Entries with chart source code:
——————

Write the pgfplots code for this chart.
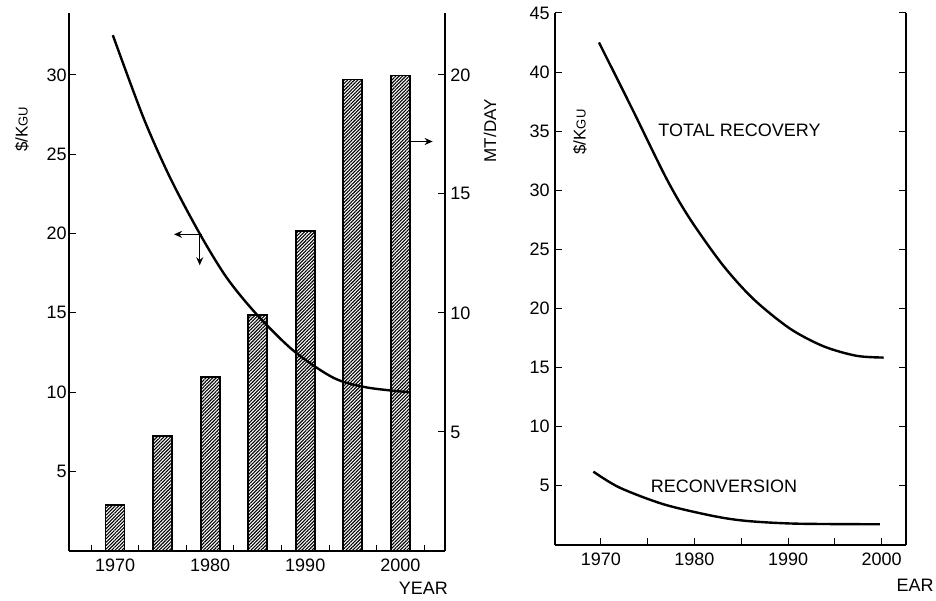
\documentclass[border=0pt]{standalone}
\usepackage{fontspec}
\setmainfont{Liberation Sans}
\usepackage{pgfplots}
\pgfplotsset{compat=1.18}
\usetikzlibrary{patterns.meta,arrows.meta}

\pgfplotsset{
  myaxis/.style={
    scale only axis,
    tick align=inside,
    major tick length=3.5pt,
    minor tick length=3pt,
    tick style={black, line width=0.5pt},
    axis line style={-, line width=0.7pt},
    tick label style={font=\fontsize{9}{10}\selectfont},
    /pgf/number format/assume math mode=true,
    /pgf/number format/1000 sep={},
    clip=false,
    anchor=south west,
  }
}

\begin{document}
\begin{tikzpicture}
\path (0pt,0pt) rectangle (468pt,298.5pt);
% ---------- left panel: bars (right axis, MT/DAY) ----------
\begin{axis}[myaxis,
  at={(34.5pt,23.5pt)}, width=188pt, height=269pt,
  xmin=1965.15, xmax=2004.7, ymin=0, ymax=22.6,
  axis x line*=bottom, axis y line*=right,
  x axis line style={draw=none},
  xtick=\empty,
  ytick pos=right, yticklabel pos=right,
  ytick={5,10,15,20},
  yticklabel style={inner xsep=2.5pt},
]
\addplot[ybar, bar width=9.5pt, bar shift=0pt, draw=black, line width=0.85pt,
  pattern={Lines[angle=45,distance=1.2pt,line width=0.55pt]}]
  coordinates {(1970,1.93)(1975,4.83)(1980,7.32)(1985,9.92)(1990,13.45)(1995,19.8)(2000,19.97)};
\node[rotate=90, font=\fontsize{8.5}{10}\selectfont] at (rel axis cs:1.12,0.781) {MT/DAY};
\end{axis}
% ---------- left panel: curve (left axis, $/KgU) ----------
\begin{axis}[myaxis,
  at={(34.5pt,23.5pt)}, width=188pt, height=269pt,
  xmin=1965.15, xmax=2004.7, ymin=0, ymax=33.9,
  axis x line*=bottom, axis y line*=left,
  xtick pos=left, ytick pos=left,
  xtick={1970,1980,1990,2000},
  minor xtick={1967.5,1972.5,...,2002.5},
  major x tick style={draw=none},
  ytick={5,10,...,30},
  yticklabel style={inner xsep=1pt},
  xticklabel style={inner ysep=4pt},
]
\addplot[smooth, line width=1.2pt] coordinates {
  (1969.76,32.5)(1972.98,27.3)(1975.8,23.5)(1978.95,19.94)(1981.76,17.2)
  (1984.9,14.9)(1988.8,12.6)(1993.0,10.9)(1996.5,10.3)(2000.9,10.0)};
\draw[line width=0.6pt,-{Stealth[length=4pt,width=3.5pt]}] (axis cs:1979.1,19.95) -- (axis cs:1976.2,19.95);
\draw[line width=0.6pt,-{Stealth[length=4pt,width=3.5pt]}] (axis cs:1978.9,19.95) -- (axis cs:1978.9,18.0);
\draw[line width=0.6pt,-{Stealth[length=4pt,width=3.5pt]}] (axis cs:2000.95,25.8) -- (axis cs:2003.4,25.8);
\node[rotate=90, font=\fontsize{8.5}{10}\selectfont] at (rel axis cs:-0.125,0.784) {\$/K{\fontsize{6.5}{8}\selectfont GU}};
\node[anchor=east, font=\fontsize{9}{10}\selectfont] at (rel axis cs:1,0) [xshift=5pt, yshift=-18.5pt] {YEAR};
\end{axis}
% ---------- right panel ----------
\begin{axis}[myaxis,
  at={(277.5pt,26.5pt)}, width=175.5pt, height=266pt,
  xmin=1965.1, xmax=2002.6, ymin=0, ymax=45,
  axis x line*=bottom, axis y line*=box,
  xtick pos=left, ytick pos=both, yticklabel pos=left,
  xtick={1970,1975,...,2000}, xticklabels={1970,,1980,,1990,,2000},
  ytick={5,10,...,45},
  yticklabel style={inner xsep=2.5pt},
  xticklabel style={inner ysep=4pt},
]
\addplot[smooth, line width=1.2pt] coordinates {
  (1969.8,42.5)(1973.4,36.8)(1977.0,31.0)(1979.5,27.6)(1983.0,23.7)
  (1986.3,20.8)(1990.2,18.3)(1993.8,16.8)(1997.3,16.0)(2000.2,15.85)};
\addplot[smooth, line width=1.2pt] coordinates {
  (1969.2,6.2)(1972.0,4.85)(1976.7,3.44)(1982.0,2.45)(1985.6,2.03)(1990.9,1.8)(1999.8,1.75)};
\node[anchor=west, font=\fontsize{9}{10}\selectfont] at (axis cs:1975.4,35.1) {TOTAL RECOVERY};
\node[anchor=west, font=\fontsize{9}{10}\selectfont] at (axis cs:1974.6,5.0) {RECONVERSION};
\node[rotate=90, font=\fontsize{8.5}{10}\selectfont] at (rel axis cs:0.071,0.776) {\$/K{\fontsize{6.5}{8}\selectfont GU}};
\node[anchor=east, font=\fontsize{9}{10}\selectfont, inner xsep=0pt] at (rel axis cs:1,0) [xshift=14pt, yshift=-20pt] {EAR};
\end{axis}
\end{tikzpicture}
\end{document}
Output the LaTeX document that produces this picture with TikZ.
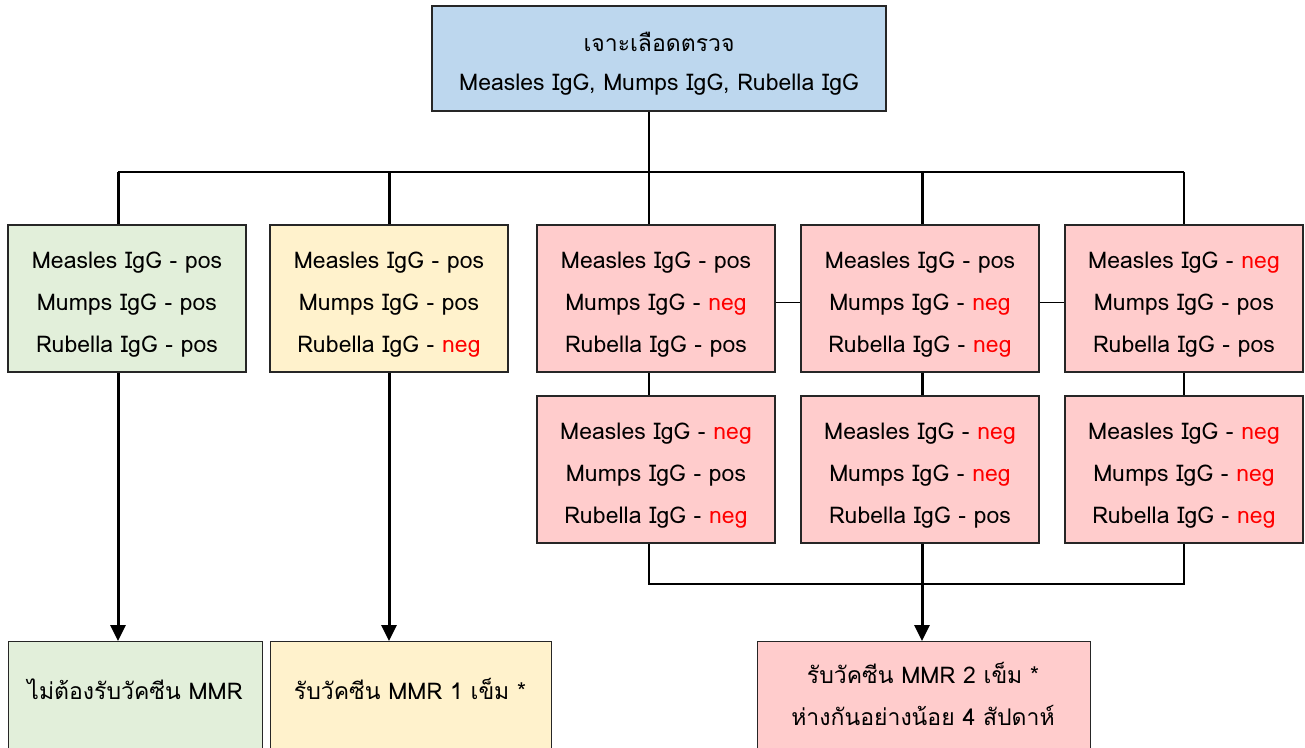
\documentclass[tikz,border=0pt]{standalone}
\usepackage{fontspec}
\newfontfamily\thaifont[Script=Thai]{Loma}
\usetikzlibrary{arrows.meta}
\definecolor{cblue}{HTML}{BDD7EE}
\definecolor{cgreen}{HTML}{E2EFDA}
\definecolor{cyellow}{HTML}{FFF2CC}
\definecolor{cpink}{HTML}{FFCCCC}
\definecolor{cred}{HTML}{FF0000}
\definecolor{cline}{HTML}{262626}
\newcommand\rneg{\textcolor{cred}{neg}}
\newcommand\fl[2][12pt]{\raisebox{0pt}[\dimexpr\height+#1\relax]{#2}}
\begin{document}
\begin{tikzpicture}[x=1pt,y=-1pt,
  box/.style={draw=cline, line width=1.4pt, align=center, inner sep=0pt,
    font=\thaifont\fontsize{23}{42}\selectfont},
  res/.style={box, minimum width=238pt, minimum height=147pt},
  txt/.style={align=center, inner sep=0pt, font=\thaifont\fontsize{23}{42}\selectfont},
  thinline/.style={draw=black, line width=1.4pt},
  heavy/.style={draw=black, line width=3pt},
  arr/.style={heavy, -{Triangle[length=16pt,width=15pt]}}
]
\useasboundingbox (0,0) rectangle (1305,747);
\clip (0,0) rectangle (1305,747);
\fill[white] (0,0) rectangle (1305,747);

% top box
\node[box, fill=cblue, minimum width=454pt, minimum height=105pt,
  font=\thaifont\fontsize{23}{39}\selectfont] (top) at (659,58.5)
  {\fl[10pt]{เจาะเลือดตรวจ}\\Measles IgG, Mumps IgG, Rubella IgG};

% row 1
\node[res, fill=cgreen]  (b1) at (127,298.5) {\fl{Measles IgG - pos}\\Mumps IgG - pos\\Rubella IgG - pos};
\node[res, fill=cyellow] (b2) at (389,298.5) {\fl{Measles IgG - pos}\\Mumps IgG - pos\\Rubella IgG - \rneg};
\node[res, fill=cpink]   (b3) at (656,298.5) {\fl{Measles IgG - pos}\\Mumps IgG - \rneg\\Rubella IgG - pos};
\node[res, fill=cpink]   (b4) at (920,298.5) {\fl{Measles IgG - pos}\\Mumps IgG - \rneg\\Rubella IgG - \rneg};
\node[res, fill=cpink]   (b5) at (1184,298.5) {\fl{Measles IgG - \rneg}\\Mumps IgG - pos\\Rubella IgG - pos};
% row 2
\node[res, fill=cpink]   (c3) at (656,469.5) {\fl{Measles IgG - \rneg}\\Mumps IgG - pos\\Rubella IgG - \rneg};
\node[res, fill=cpink]   (c4) at (920,469.5) {\fl{Measles IgG - \rneg}\\Mumps IgG - \rneg\\Rubella IgG - pos};
\node[res, fill=cpink]   (c5) at (1184,469.5) {\fl{Measles IgG - \rneg}\\Mumps IgG - \rneg\\Rubella IgG - \rneg};

% result boxes
\node[box, fill=cgreen, minimum width=254pt, minimum height=130pt, anchor=north west] (f1) at (8,641) {};
\node[box, fill=cyellow, minimum width=281pt, minimum height=130pt, anchor=north west] (f2) at (270,641) {};
\node[box, fill=cpink, minimum width=333pt, minimum height=130pt, anchor=north west] (f3) at (757,641) {};
\node[txt] (f1t) at (135,689) {ไม่ต้องรับวัคซีน MMR};
\node[txt] (f2t) at (410,689) {รับวัคซีน MMR 1 เข็ม *};
\node[txt] (f3t) at (923,694) {รับวัคซีน MMR 2 เข็ม *\\ห่างกันอย่างน้อย 4 สัปดาห์};

% junctions
\coordinate (h1) at (118,172);
\coordinate (h2) at (389,172);
\coordinate (h3) at (649,172);
\coordinate (h4) at (922,172);
\coordinate (h5) at (1184,172);
\coordinate (m3) at (649,584);
\coordinate (m5) at (1184,584);

\draw[thinline] (top.south -| h3) -- (h3) -- (b3.north -| h3);
\draw[thinline] (h1) -- (h5);
\draw[heavy] (h1) -- (h1 |- b1.north);
\draw[heavy] (h2) -- (h2 |- b2.north);
\draw[heavy] (h4) -- (h4 |- b4.north);
\draw[thinline] (h5) -- (h5 |- b5.north);

\draw[thinline] ([yshift=-4pt]b3.east) -- ([yshift=-4pt]b4.west);
\draw[thinline] ([yshift=-4pt]b4.east) -- ([yshift=-4pt]b5.west);

\draw[thinline] (b3.south -| h3) -- (c3.north -| h3);
\draw[heavy] (b4.south -| h4) -- (c4.north -| h4);
\draw[thinline] (b5.south -| h5) -- (c5.north -| h5);

\draw[thinline] (c3.south -| h3) -- (m3) -- (m5) -- (c5.south -| h5);
\draw[arr] (c4.south -| h4) -- (f3.north -| h4);
\draw[arr] (b1.south -| h1) -- (f1.north -| h1);
\draw[arr] (b2.south -| h2) -- (f2.north -| h2);
\end{tikzpicture}
\end{document}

——————

§ **EXERCISE REQUIREMENTS**: What is the number of lines in the listing that include the word "this"? Give that number and nothing else.

§ **TASK SOLUTION**: 2